Am 9. Juni 2024 können die deutschen Wähler*innen ihre Stimme zur Europawahl abgeben. Expert*innen sind sich einig, dass eine richtungsweisende Wahl ansteht. Die Demokratie in Europa ist bedroht wie seit dem Zweiten Weltkrieg nicht mehr. Rechtsextreme und Rechtspopulisten gewinnen immer mehr Einfluss, und dieser Trend könnte sich auch bei den Wahlen zum Europaparlament fortsetzen. 

Und wie halten es die Parteien – frei nach Goethes berühmter Gretchenfrage – mit der Religion? Wie positionieren sie sich zu Themen wie GlaubeSchöpfungchristliche Kirchen oder Feiertage? Wir haben bei den im Europaparlament vertretenen deutschen Parteien nachgeschaut. Im ersten Teil unseres Religions-Checks zur Europawahl geht es um das Programm von Bündnis 90/Die Grünen

Religion kommt häufig vor

Die Grünen erwähnen Religion recht häufig in ihrem Programm – besonders verglichen mit der CDU/CSU, wo man das ja eigentlich eher erwartet hätte. Und, und das ist vielleicht noch überraschender: Meistens in einem positiven Sinn. So betont die Partei bei der Charakterisierung Europas zals vielfältig unter anderem auch das Miteinander von  "Atheist*innen und religiöse(n) Menschen".  Und damit noch nicht genug:

"Unsere pluralistische Demokratie ist stark, weil Menschen in (...) Religionsgemeinschaften eine lebendige Zivilgesellschaft gestalten."

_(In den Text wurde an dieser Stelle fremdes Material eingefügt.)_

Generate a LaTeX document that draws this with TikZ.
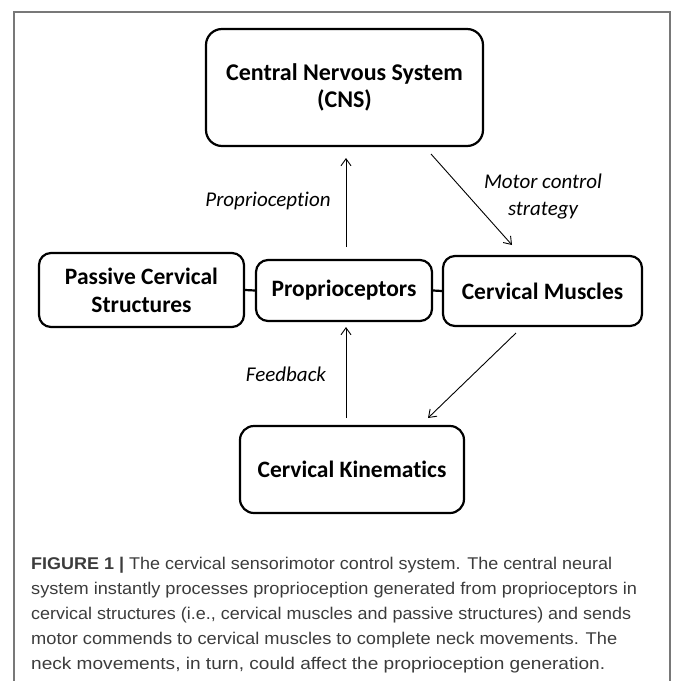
\documentclass[tikz,border=0pt]{standalone}
\usepackage{fontspec}
\setmainfont[Ligatures={NoCommon}]{Carlito}
\newfontfamily\capfont{Liberation Sans}
\usetikzlibrary{arrows.meta}
\definecolor{capgray}{RGB}{60,60,60}
\definecolor{framegray}{RGB}{120,120,120}
\tikzset{
  box/.style={draw=black, line width=2.2pt, rounded corners=12pt, align=center,
    font=\fontsize{23.5}{28}\selectfont\bfseries, inner sep=0pt},
  lbl/.style={font=\fontsize{21}{27}\selectfont\itshape, align=center, inner sep=0pt},
  arr/.style={line width=0.9pt, -{Straight Barb[length=7pt,width=10pt,line width=0.9pt]}},
  link/.style={line width=2.2pt},
  capline/.style={anchor=base west, inner sep=0pt, text=capgray, font=\capfont\fontsize{17}{25}\selectfont}
}
\newcommand\fitline[2]{\resizebox{#1}{\height}{#2}}
\begin{document}
\begin{tikzpicture}[x=1pt,y=-1pt]
\useasboundingbox (0,0) rectangle (673,681);
% frame
\draw[framegray, line width=1.2pt] (14,681) -- (14,12) -- (670,12) -- (670,681);
% boxes
\node[box, rounded corners=16pt, minimum width=277pt, minimum height=117pt, font=\fontsize{24}{27}\selectfont\bfseries] (cns) at (344.5,87.5) {Central Nervous System\\(CNS)};
\node[box, minimum width=205pt, minimum height=74pt] (pass) at (141.5,290) {Passive Cervical\\Structures};
\node[box, minimum width=176pt, minimum height=61pt] (prop) at (344,290.5) {Proprioceptors};
\node[box, minimum width=199pt, minimum height=70pt] (musc) at (542.5,291) {Cervical Muscles};
\node[box, rounded corners=14pt, minimum width=224pt, minimum height=87pt] (kin) at (352,469.5) {Cervical Kinematics};
% links
\draw[link] (pass.east) -- (prop.west);
\draw[link] (prop.east) -- (musc.west);
% arrows
\coordinate (p1) at (346,247);
\coordinate (p2) at (346,158);
\draw[arr] (p1) -- (p2);
\coordinate (m1) at (431,154);
\coordinate (m2) at (512,245);
\draw[arr] (m1) -- (m2);
\coordinate (k1) at (516,333);
\coordinate (k2) at (428,418);
\draw[arr] (k1) -- (k2);
\coordinate (f1) at (346,418);
\coordinate (f2) at (346,327);
\draw[arr] (f1) -- (f2);
% labels
\node[lbl] (lprop) at (268,201) {Proprioception};
\node[lbl] (lmot) at (543,197) {Motor control\\strategy};
\node[lbl] (lfb) at (286,374) {Feedback};
% caption
\node[capline] (c1) at (31,569) {\fitline{581pt}{\textbf{FIGURE 1 |} The cervical sensorimotor control system. The central neural}};
\node[capline] (c2) at (31,594) {\fitline{606pt}{system instantly processes proprioception generated from proprioceptors in}};
\node[capline] (c3) at (31,619) {\fitline{600pt}{cervical structures (i.e., cervical muscles and passive structures) and sends}};
\node[capline] (c4) at (31,644) {\fitline{586pt}{motor commends to cervical muscles to complete neck movements. The}};
\node[capline] (c5) at (31,669) {\fitline{574pt}{neck movements, in turn, could affect the proprioception generation.}};
\end{tikzpicture}
\end{document}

Dies findet sich im Kapitel "Zivilgesellschaft". Dieses endet mit einem geradezu flammenden Bekenntnis:

"Religion und Glauben sind Bestandteil unserer Kulturen und haben integrative Kraft für breite Teile der Gesellschaft."

Interessant ist, dass die Grünen hierbei keine Wertung vornehmen, nicht etwa vom jüdisch-christlichen Erbe sprechen, das an dieser Stelle sonst gerne betont wird. Dementsprechend heißt es weiter: "Wir wollen den interreligiösen Dialog vertiefen und Gemeinden dabei unterstützen, Menschen verschiedenen Glaubens miteinander in Kontakt zu bringen." 

Christentum, Judentum und Islam

Man könnte den Grünen vorwerfen, dass sie mit einem etwas vagen Religionsbegriff hantieren, der alles oder auch nichts einschließt. Doch insbesondere im Kapitel "Diskriminierung" werden sie spezifischer. Dort werden Judenhass und Hass auf Muslim*innen ausführlich benannt und verurteilt. 

Und auch der Schutz des Christentums wird von den Grünen angemahnt, allerdings im außenpolitischen Kontext:

"Der Schutz der armenischen Kultur und christlichen Religion in Bergkarabach muss sichergestellt werden, um den Erhalt des gemeinsamen Erbes der Region zu schützen."

Es geht hierbei um die Bedrohung Armeniens durch Aserbaidschan. 

Geht es um problematische Aspekte von Religion, so erwähnen die Grünen allerdings nur eine Richtung: den sogenannten Islamismus.

Glaubst du?

Und was glauben die Grünen selbst? Nun, der Begriff kommt meistens im Zusammenhang mit Glaubwürdigkeit vor. Als aktives Verb kommt er dagegen nur ein einziges Mal vor: "Wir glauben, dass eine demokratische Türkei, in der die Rechte aller ihrer Bürger*innen geachtet werden, einen festen Platz in der EU hat." Überflüssig zu erwähnen, dass man diese Grundlage derzeit nicht als gegeben ansieht. 

Fazit

Bündnis 90/Die Grünen stellen in ihrem Programm viele positive Bezüge zu Religion her: Als Ausdruck von Vielfalt, als wichtige Grundlage und aktiven Teil der Zivilgesellschaft, als integrative Kraft. Einzelne Gemeinschaften, wie etwa christliche Kirchen, hebt man dabei nicht hervor.

Während bei den positiven Seiten kein Unterschied gemacht wird, ist man, was die problematischen Seiten angeht, deutlich einseitiger: Hier findet nur der Islamismus Erwähnung. Vor Diskriminierung wollen die Grünen laut Programm Angehörige aller Religionsgemeinschaften schützen, konkret erwähnt werden Jüdinnen und Juden (am meisten), Muslim*innen (am zweitmeisten) und Christ*innen (am wenigsten).